As noted, Lakesha filed a response to counsel’s no-merit report.  In it, she indicates that she fed her children and never beat them.  She also reiterates her love for her children and says that she wants them back.  Although we are sympathetic to Lakesha’s response, none of her assertions change our analysis regarding the propriety of the circuit court orders terminating her parental rights.  As a result, we are satisfied that her response does not present an issue of arguable merit.

Our independent review of the record does not disclose any potentially meritorious issue for appeal.  Because we conclude that there would be no arguable merit to any issue that could be raised on appeal, we accept the no-merit report and relieve Attorney Kaitlin A. Lamb of further representation in these matters.

Upon the foregoing reasons,

IT IS ORDERED that the orders terminating Lakesha B. O.’s parental rights are summarily affirmed pursuant to Wis. Stat.
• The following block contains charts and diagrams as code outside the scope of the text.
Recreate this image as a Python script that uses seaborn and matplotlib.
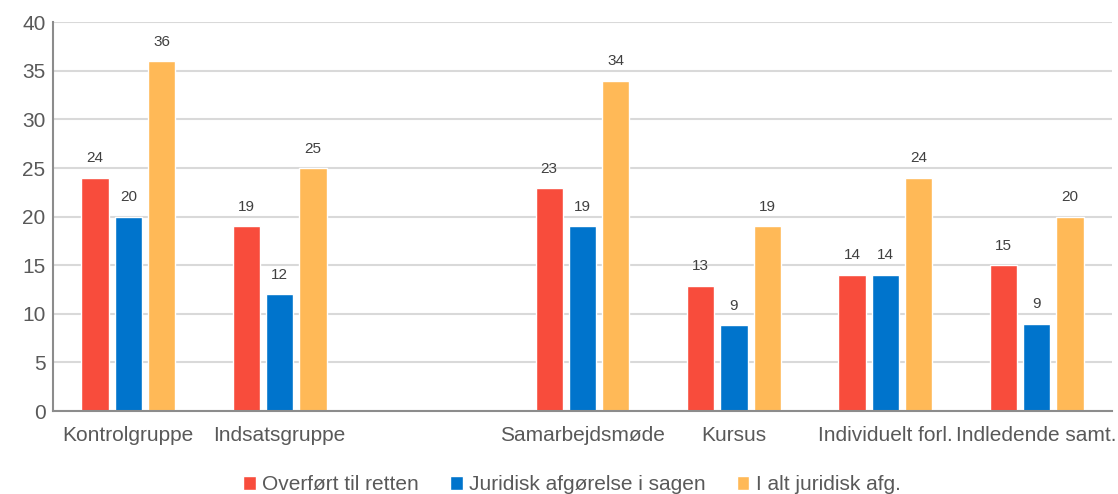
import pandas as pd
import matplotlib.pyplot as plt
import seaborn as sns
import numpy as np

# categories (one blank slot between the two groups of bars)
categories = ['Kontrolgruppe', 'Indsatsgruppe', ' ', 'Samarbejdsmøde', 'Kursus',
              'Individuelt forl.', 'Indledende samt.']
series = ['Overført til retten', 'Juridisk afgørelse i sagen', 'I alt juridisk afg.']

overfoert = [24, 19, np.nan, 22.9, 12.9, 14, 15]
juridisk = [20, 12, np.nan, 19, 8.8, 14, 9]
i_alt = [36, 25, np.nan, 34, 19, 24, 20]

colors = ['#F84C3C', '#0074CC', '#FFB957']

df = pd.DataFrame({
    'kategori': categories * 3,
    'serie': [s for s in series for _ in categories],
    'antal': overfoert + juridisk + i_alt,
})
df['kategori'] = pd.Categorical(df['kategori'], categories=categories, ordered=True)

sns.set_style('white')
plt.rcParams['font.family'] = ['Liberation Sans', 'DejaVu Sans']

fig = plt.figure(figsize=(11.18, 4.94), dpi=100)
ax = fig.add_axes([0.047, 0.168, 0.948, 0.787])

sns.barplot(data=df, x='kategori', y='antal', hue='serie', order=categories,
            hue_order=series, palette=colors, width=0.66, gap=0.18,
            saturation=1, ax=ax, errorbar=None)

for cont in ax.containers:
    ax.bar_label(cont, fmt='%.0f', padding=9, fontsize=11, color='#404040')

ax.set_ylim(0, 40)
ax.set_yticks(range(0, 41, 5))
ax.set_xlim(-0.5, 6.5)
ax.set_xlabel('')
ax.set_ylabel('')
ax.yaxis.grid(True, color='#d9d9d9', linewidth=1.5)
ax.set_axisbelow(True)
ax.tick_params(axis='both', labelsize=15, colors='#595959', length=0)
ax.tick_params(axis='x', pad=11)
ax.tick_params(axis='y', pad=5)
for side in ['top', 'right']:
    ax.spines[side].set_visible(False)
for side in ['left', 'bottom']:
    ax.spines[side].set_color('#8c8c8c')
    ax.spines[side].set_linewidth(1.5)

handles, labels = ax.get_legend_handles_labels()
ax.legend(handles, labels, loc='center', bbox_to_anchor=(0.49, -0.19),
          ncol=3, frameon=False, fontsize=15, handlelength=0.6, handleheight=0.6,
          handletextpad=0.3, columnspacing=1.5, labelcolor='#595959',
          borderpad=0)

fig.savefig('out.png', dpi=100)
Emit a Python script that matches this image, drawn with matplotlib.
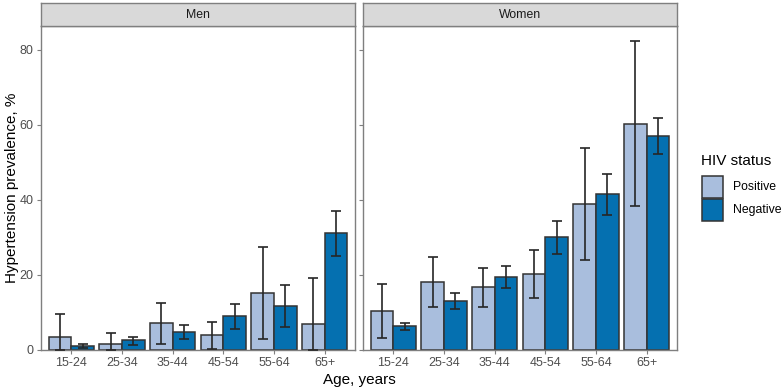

Rule 809.21. 

IT IS FURTHER ORDERED that Attorney Kaitlin A. Lamb is relieved of any further representation of Lakesha B. O. in these matters.  See Wis. Stat. Rule 809.32(3).


 

Diane M. Fremgen

Clerk of Court of Appeals

 



[1]  This appeal is decided by one judge pursuant to Wis. Stat. § 752.31(2)(e) (2011-12).  All references to the Wisconsin Statutes are to the 2011-12 version.